In view of backup/restore capabilities, MySQL provides somewhat less convenience than PostgreSQL and commercial enterprise RDBMS. Nevertheless, hot backup and restore operations can be performed with both systems. Both PostgreSQL and MySQL/InnoDB allow transactional tables to be backed up simply by using a single transaction that copies all relevant tables. The disadvantage of this method is that it uses a lot of resources, which might compromise system performance.
With MySQL, a better solution is to use the replication mechanism for a continuous backup. PostgreSQL allows recovery from disk failure through point-in-time recovery (PiTR). This method combines file system level backups with a write ahead log, that records all changes to the database. Thus it is possible to recreate snapshots of the database of any point in time. In most cases, a crashed databases can be recovered up to the last transaction before the crash. The PiTR is also convenient for large databases, since it preserves resources.
- Excellent code stability
- Excellent performance, fast CONNECT and SELECT
- Multiple storage engines to choose from
- Larger user base (thus larger number of applications and libraries)
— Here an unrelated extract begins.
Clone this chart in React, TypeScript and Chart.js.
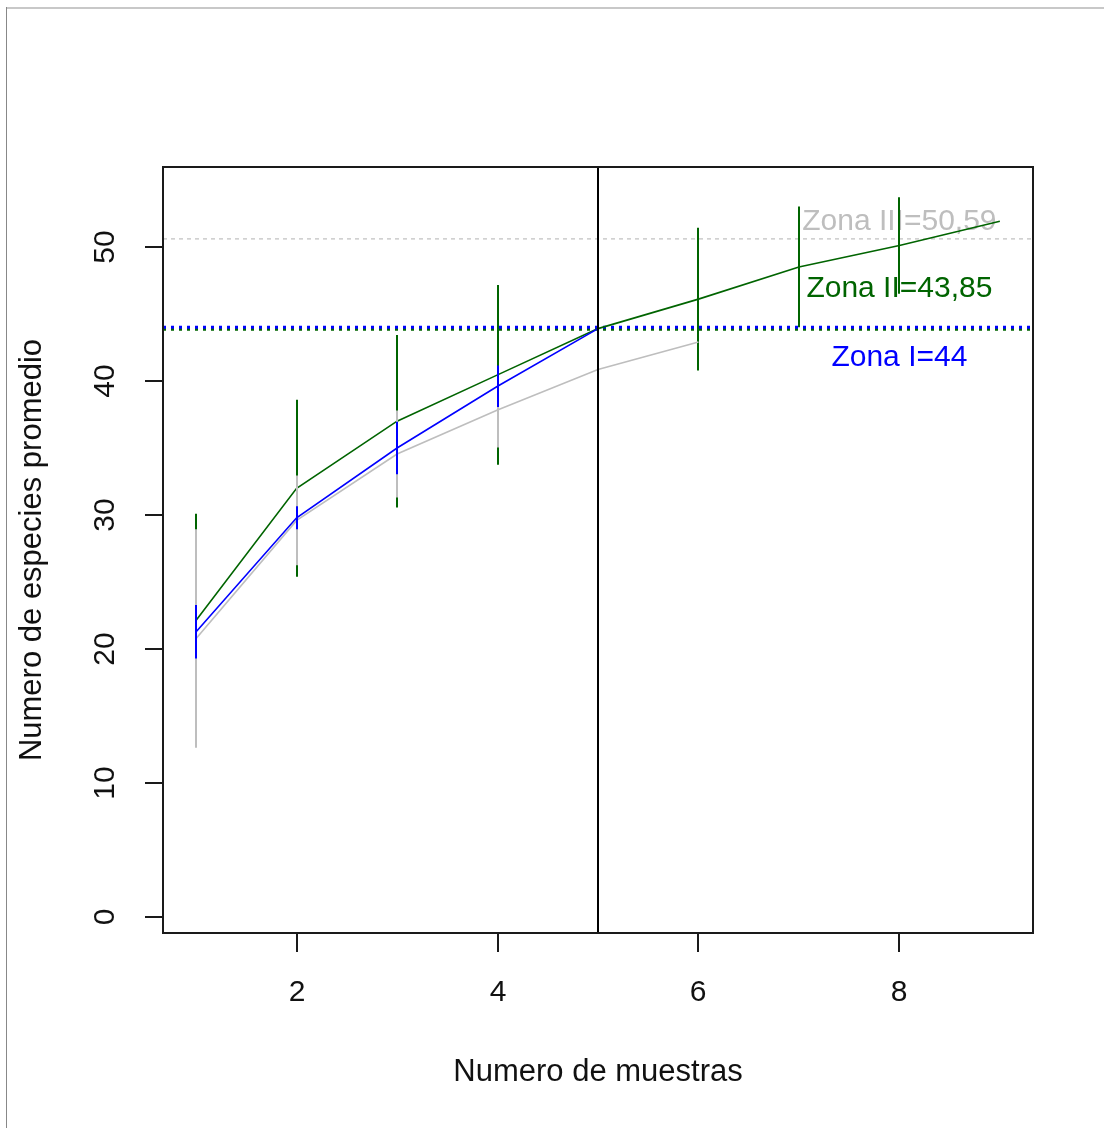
import React, { useEffect, useRef } from "react";
import { Chart, registerables } from "chart.js";

Chart.register(...registerables);

// ---- data ----
const samples = [1, 2, 3, 4, 5, 6, 7, 8, 9];
const zonaIMean = [21.3, 29.8, 35.0, 39.6, 43.9];
const zonaISd = [2.0, 0.85, 1.95, 1.55, 0];
const zonaIIMean = [22.15, 32.0, 37.0, 40.45, 43.9, 46.1, 48.5, 50.1, 51.9];
const zonaIISd = [7.95, 6.6, 6.43, 6.7, 0, 5.33, 4.5, 3.6, 0];
const zonaIIIMean = [20.8, 29.6, 34.55, 37.83, 40.85, 42.9];
const zonaIIISd = [8.15, 3.35, 3.24, 2.8, 0, 0];
const refZonaI = 44;
const refZonaII = 43.85;
const refZonaIII = 50.59;
const xTicks = [2, 4, 6, 8];
const yTicks = [0, 10, 20, 30, 40, 50];
const zoneLabels = ["Zona I=44", "Zona II=43,85", "Zona III=50,59"];
const zoneLabelY = [41.75, 46.85, 51.9];
const zoneLabelX = 8;
const cutX = 5;
const xLimits = [0.67, 9.33];
const yLimits = [-1.16, 55.95];
const xTitle = "Numero de muestras";
const yTitle = "Numero de especies promedio";

const GRAY = "#BEBEBE";
const BLUE = "#0000FF";
const GREEN = "#006400";
const FONT = "30px 'Liberation Sans', Arial, sans-serif";
const TITLE_FONT = "31px 'Liberation Sans', Arial, sans-serif";

const pts = (ys: number[]) => ys.map((y, i) => ({ x: samples[i], y }));
const hline = (y: number) => [
  { x: xLimits[0], y },
  { x: xLimits[1], y },
];

const rPlugin = {
  id: "rstyle",
  beforeDraw(chart: any) {
    const ctx = chart.ctx;
    ctx.save();
    ctx.fillStyle = "#ffffff";
    ctx.fillRect(0, 0, chart.width, chart.height);
    ctx.fillStyle = "#c8c8c8";
    ctx.fillRect(6, 7, chart.width - 6, 2);
    ctx.fillStyle = "#888888";
    ctx.fillRect(6, 7, 1, chart.height - 7);
    ctx.restore();
  },
  beforeDatasetsDraw(chart: any) {
    const ctx = chart.ctx;
    const xs = chart.scales.x;
    const ys = chart.scales.y;
    const colors = [BLUE, GREEN, GRAY];
    ctx.save();
    ctx.font = FONT;
    ctx.textAlign = "center";
    ctx.textBaseline = "middle";
    zoneLabels.forEach((t, i) => {
      ctx.fillStyle = colors[i];
      ctx.fillText(t, xs.getPixelForValue(zoneLabelX), ys.getPixelForValue(zoneLabelY[i]));
    });
    ctx.restore();
  },
  afterDatasetDraw(chart: any, args: any) {
    const ds: any = chart.data.datasets[args.index];
    if (!ds.sd) return;
    const ctx = chart.ctx;
    const xs = chart.scales.x;
    const ys = chart.scales.y;
    ctx.save();
    ctx.strokeStyle = ds.borderColor;
    ctx.lineWidth = 2;
    ds.data.forEach((p: any, i: number) => {
      const sd = ds.sd[i];
      if (!sd) return;
      const px = Math.round(xs.getPixelForValue(p.x));
      ctx.beginPath();
      ctx.moveTo(px, ys.getPixelForValue(p.y + sd));
      ctx.lineTo(px, ys.getPixelForValue(p.y - sd));
      ctx.stroke();
    });
    ctx.restore();
  },
  afterDatasetsDraw(chart: any) {
    const ctx = chart.ctx;
    const a = chart.chartArea;
    const px = Math.round(chart.scales.x.getPixelForValue(cutX));
    ctx.save();
    ctx.strokeStyle = "#000000";
    ctx.lineWidth = 2;
    ctx.beginPath();
    ctx.moveTo(px, a.top);
    ctx.lineTo(px, a.bottom);
    ctx.stroke();
    ctx.restore();
  },
  afterDraw(chart: any) {
    const ctx = chart.ctx;
    const a = chart.chartArea;
    const xs = chart.scales.x;
    const ys = chart.scales.y;
    ctx.save();
    ctx.strokeStyle = "#1a1a1a";
    ctx.lineWidth = 2;
    ctx.strokeRect(a.left, a.top, a.right - a.left, a.bottom - a.top);
    ctx.fillStyle = "#111111";
    ctx.font = FONT;
    ctx.textAlign = "center";
    ctx.textBaseline = "middle";
    xTicks.forEach((v) => {
      const px = Math.round(xs.getPixelForValue(v));
      ctx.beginPath();
      ctx.moveTo(px, a.bottom);
      ctx.lineTo(px, a.bottom + 19);
      ctx.stroke();
      ctx.fillText(String(v), px, 993);
    });
    yTicks.forEach((v) => {
      const py = Math.round(ys.getPixelForValue(v));
      ctx.beginPath();
      ctx.moveTo(a.left, py);
      ctx.lineTo(a.left - 18, py);
      ctx.stroke();
      ctx.save();
      ctx.translate(106, py);
      ctx.rotate(-Math.PI / 2);
      ctx.fillText(String(v), 0, 0);
      ctx.restore();
    });
    ctx.font = TITLE_FONT;
    ctx.fillText(xTitle, (a.left + a.right) / 2, 1072);
    ctx.save();
    ctx.translate(32, (a.top + a.bottom) / 2);
    ctx.rotate(-Math.PI / 2);
    ctx.fillText(yTitle, 0, 0);
    ctx.restore();
    ctx.restore();
  },
};

export default function App() {
  const ref = useRef<HTMLCanvasElement | null>(null);
  useEffect(() => {
    if (!ref.current) return;
    const line = (data: any[], color: string, order: number, extra: any = {}) => ({
      data,
      borderColor: color,
      backgroundColor: color,
      borderWidth: 1.6,
      pointRadius: 0,
      showLine: true,
      fill: false,
      tension: 0,
      order,
      ...extra,
    });
    const chart = new Chart(ref.current, {
      type: "scatter",
      data: {
        datasets: [
          line(hline(refZonaIII), GRAY, 7, { borderWidth: 1.2, borderDash: [4, 4] }),
          line(hline(refZonaII), GREEN, 6, { borderWidth: 3, borderDash: [3, 5] }),
          line(hline(refZonaI), BLUE, 5, { borderWidth: 3, borderDash: [3, 5] }),
          line(pts(zonaIIMean), GREEN, 3, { sd: zonaIISd }),
          line(pts(zonaIIIMean), GRAY, 2, { sd: zonaIIISd }),
          line(pts(zonaIMean), BLUE, 1, { sd: zonaISd }),
        ],
      },
      options: {
        animation: false,
        responsive: false,
        maintainAspectRatio: false,
        events: [],
        layout: { padding: { left: 163, top: 167, right: 71, bottom: 195 } },
        scales: {
          x: { type: "linear", min: xLimits[0], max: xLimits[1], display: false },
          y: { type: "linear", min: yLimits[0], max: yLimits[1], display: false },
        },
        plugins: {
          legend: { display: false },
          tooltip: { enabled: false },
        },
      } as any,
      plugins: [rPlugin as any],
    });
    return () => chart.destroy();
  }, []);
  return (
    <div style={{ position: "fixed", left: 0, top: 0, width: 1104, height: 1128, background: "#fff" }}>
      <canvas ref={ref} width={1104} height={1128} style={{ display: "block", width: 1104, height: 1128 }} />
    </div>
  );
}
- Support for distributed databases
- Many high-quality GUI tools available
- Commercial support widely offered
- Object-oriented features
- Advanced programming concepts
- Supports multiple programming languages
- High ANSI SQL conformance
- Mature high-end features
- Robust online backups
- Very liberal BSD license
In summary, PostgreSQL and MySQL are both mature products with many enterprise level features. They are both catching on with the best commercial RDBMS and are presently making inroads into the high-end market. The philosophy of both RDBMS differs in several ways. Roughly speaking, MySQL is targeted at developers who expect a workhorse database with proven performance, while PostgreSQL is suitable for developers who expect advanced features and programming concepts. MySQL offers more deployment options, whereas PostgreSQL offers more flexibility for developers.